Sabía perfectamente, por esa fatalidad que constituye uno de los rasgos más atroces del duelo,
por mucho que consultase las imágenes, no podría nunca más recordar sus rasgos (traerlos a mi mente).
Roland Barthes, La cámara lúcida.
I
Soy intolerante a los finales. Aún puedo soportar los principios. Cada vez menos.
Mis sentidos aguzados. Son una criba de seda. Finísima. En cada principio está la muerte. Y yo la olfateo. La sé como quien despierta enmedio de la noche con la sensación de otro cuerpo, de unos ojos que miran entre la penumbra, deleitándose en el compás de la respiración, en el peso de los miembros del que sólo duerme. Escribo esa muerte. Sé que la única manera de vencer a la muerte es adelantarse a su paso. Reescribo esa muerte. Una y otra vez. La escribo súbita. La vuelvo a anotar agónica. En ocasiones es mi propia mano la que asfixia. Ante ella, ante la muerte, el terror.
II
Septiembre me deja baldía. Septiembre se llevó los rostros, las voces, las risas, los olores, la niñez. Voy por septiembre con precaución.
III
Después de todo adelantarse a la muerte es quedarse con la vida. Sobre mi aversión a los finales sé decir que un día, que me gusta pensar que un día, supe la muerte. Entonces llegó la epifanía. No se trata para nada de un momento solemne. Advertí la muerte en la rutina más absoluta. Recostada en el auto, mi madre al volante, una tarde cualquiera de infancia sentí el peso de saber que un día, quizá lejano, mi madre no estaría más al volante ni yo contemplaría absorta y de cabeza los atardeceres de la ciudad. No puedo decir si lloré. No puedo decirlo a ciencia cierta. Me gusta pensar que sí. Que mis ojos sanaron la herida. Que mi cuerpo quiso deshacerse, por puro instinto, del tiempo. Recuerdo que entonces decidí robar la vida a la muerte, aunque la vida fuese este poco: una esquina, una casa color salmón frente a la reja de casa, el cabello de mi madre (hermosísima, joven, radiante) en la nuca, su risa, una canción de Cristian Castro, la frase justa "voy tropezando en el salón", el cielo casi anaranjado, y mis pies, mis pies contra la ventana.
III
Paso los días de septiembre junto a un hombre al que amo. Un hombre al que amo inmensamente, como se ama lo que es de suyo amable pero también lo que se ha decidido amar con pasión, lo que no se puede más que amar con la certeza de no ser pero proclive a la herida. Voluntariamente vulnerable. Ante su presencia el simple temor se convierte en completa indefensión.

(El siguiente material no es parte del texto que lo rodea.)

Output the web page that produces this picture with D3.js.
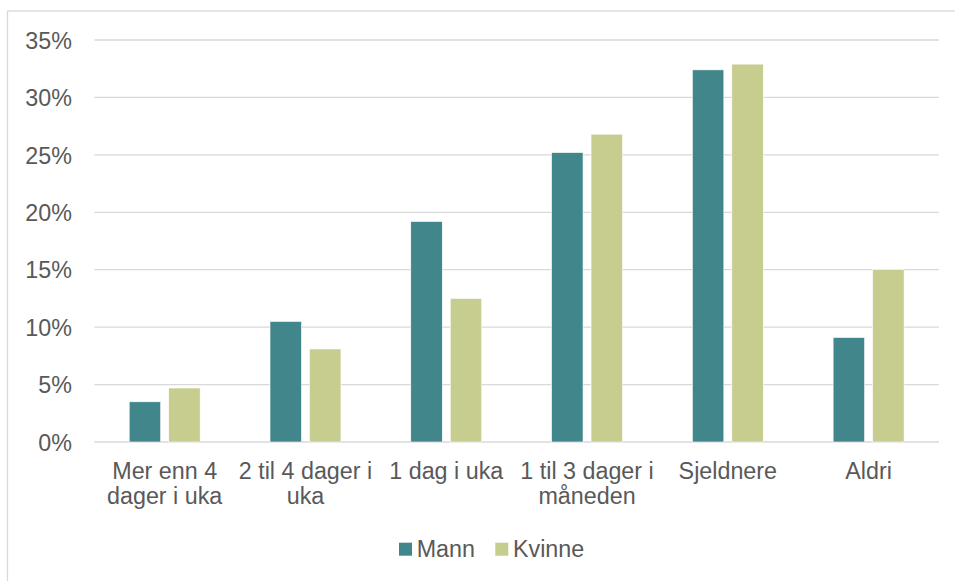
<!DOCTYPE html>
<html>
<head>
<meta charset="utf-8">
<script src="https://cdn.jsdelivr.net/npm/d3@7"></script>
<style>
  html, body { margin: 0; padding: 0; background: #fff; }
  svg { display: block; }
  text { font-family: "Liberation Sans", Arial, sans-serif; fill: #595959; }
</style>
</head>
<body>
<svg id="chart" width="955" height="581"></svg>
<script>
// Hvor ofte: andel menn og kvinner per kategori
const categories = ["Mer enn 4 dager i uka", "2 til 4 dager i uka", "1 dag i uka",
                    "1 til 3 dager i måneden", "Sjeldnere", "Aldri"];
const categoryLines = [["Mer enn 4", "dager i uka"], ["2 til 4 dager i", "uka"], ["1 dag i uka"],
                       ["1 til 3 dager i", "måneden"], ["Sjeldnere"], ["Aldri"]];
const seriesNames = ["Mann", "Kvinne"];
const mann   = [3.5, 10.5, 19.2, 25.2, 32.4, 9.1];
const kvinne = [4.7, 8.1, 12.5, 26.8, 32.9, 15.0];
const yTicks = [0, 5, 10, 15, 20, 25, 30, 35];
const colors = ["#40868A", "#C7CD8E"];

const svg = d3.select("#chart");
const fontSize = 23.3;

// Outer chart frame (extends past the right and bottom edges)
svg.append("rect")
  .attr("x", 7.5).attr("y", 11)
  .attr("width", 1000).attr("height", 700)
  .attr("fill", "none").attr("stroke", "#D9D9D9").attr("stroke-width", 1.3);

const plotLeft = 94.3, plotRight = 939, plotTop = 40, plotBottom = 442;

const y = d3.scaleLinear().domain([0, 35]).range([plotBottom, plotTop]);
const x0 = d3.scaleBand().domain(categories).range([plotLeft, plotRight])
  .paddingInner(0.496).paddingOuter(0.248);
const x1 = d3.scaleBand().domain(seriesNames).range([0, x0.bandwidth()])
  .paddingInner(0.2025);

// Gridlines
svg.append("g").selectAll("line").data(yTicks).join("line")
  .attr("x1", plotLeft).attr("x2", plotRight)
  .attr("y1", d => y(d)).attr("y2", d => y(d))
  .attr("stroke", "#D9D9D9").attr("stroke-width", 1.3);

// Y axis labels
const yAxis = d3.axisLeft(y).tickValues(yTicks).tickFormat(d => d + "%").tickSize(0).tickPadding(0);
const gy = svg.append("g").attr("transform", "translate(72,0)").call(yAxis);
gy.select(".domain").remove();
gy.selectAll("text")
  .attr("font-size", fontSize)
  .attr("font-family", "Liberation Sans, Arial, sans-serif")
  .attr("fill", "#595959")
  .attr("dy", "0.35em");

// Bars
const rows = categories.map((c, i) => ({ cat: c, values: [mann[i], kvinne[i]] }));
const groups = svg.append("g").selectAll("g").data(rows).join("g")
  .attr("transform", d => `translate(${x0(d.cat)},0)`);
groups.selectAll("rect")
  .data(d => d.values.map((v, j) => ({ name: seriesNames[j], v, j })))
  .join("rect")
  .attr("x", d => x1(d.name))
  .attr("width", x1.bandwidth())
  .attr("y", d => y(d.v))
  .attr("height", d => y(0) - y(d.v))
  .attr("fill", d => colors[d.j])
  .attr("stroke", "#ffffff").attr("stroke-width", 0.6);

// Category labels
const labels = svg.append("g").selectAll("text").data(categories).join("text")
  .attr("text-anchor", "middle")
  .attr("font-size", fontSize)
  .attr("x", d => x0(d) + x0.bandwidth() / 2)
  .attr("y", plotBottom + 37.3);
labels.each(function(d, i) {
  d3.select(this).selectAll("tspan").data(categoryLines[i]).join("tspan")
    .attr("x", x0(d) + x0.bandwidth() / 2)
    .attr("dy", (t, k) => k === 0 ? 0 : 25)
    .text(t => t);
});

// Legend
const legend = svg.append("g");
let lx = 399;
seriesNames.forEach((name, j) => {
  legend.append("rect")
    .attr("x", lx).attr("y", 542.7).attr("width", 13).attr("height", 13)
    .attr("fill", colors[j]);
  const t = legend.append("text")
    .attr("x", lx + 17.7).attr("y", 556.7)
    .attr("font-size", fontSize)
    .text(name);
  lx += 17.7 + t.node().getComputedTextLength() + 20.3;
});
</script>
</body>
</html>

Frente a los aciagos días de septiembre, junto a los rostros que septiembre me desgarra, junto a las voces, la risa, la vida que septiembre que se larga entre su lluvia, está la suya, la vida de ese hombre con quien la viviría el resto. Miro entonces su rostro y huelo su abrazo. No alcanzo. Miro sus ojos grandes y castaños. Miro sus labios y sus dedos y esa mueca extraña al sonreír. Aprehenderlo. Me digo. Debes aprehenderlo todo. Por siempre su voz, su roce, la levísima angustia de su ceño. Lo esencial: aprehéndelo. Miro entonces sus gestos, sus labios en perpetuo movimiento, su lengua jugueteando en la boca, presto atención al detalle, a la articulación de cada palabra, a los lunares y las cicatrices, a las pestañas tupidas y a las arrugas que nacen. Y cuando más lo intento, la certeza: lo he perdido, me digo (como Barthes): Ya, ya lo he perdido. Y por eso, por eso escribo.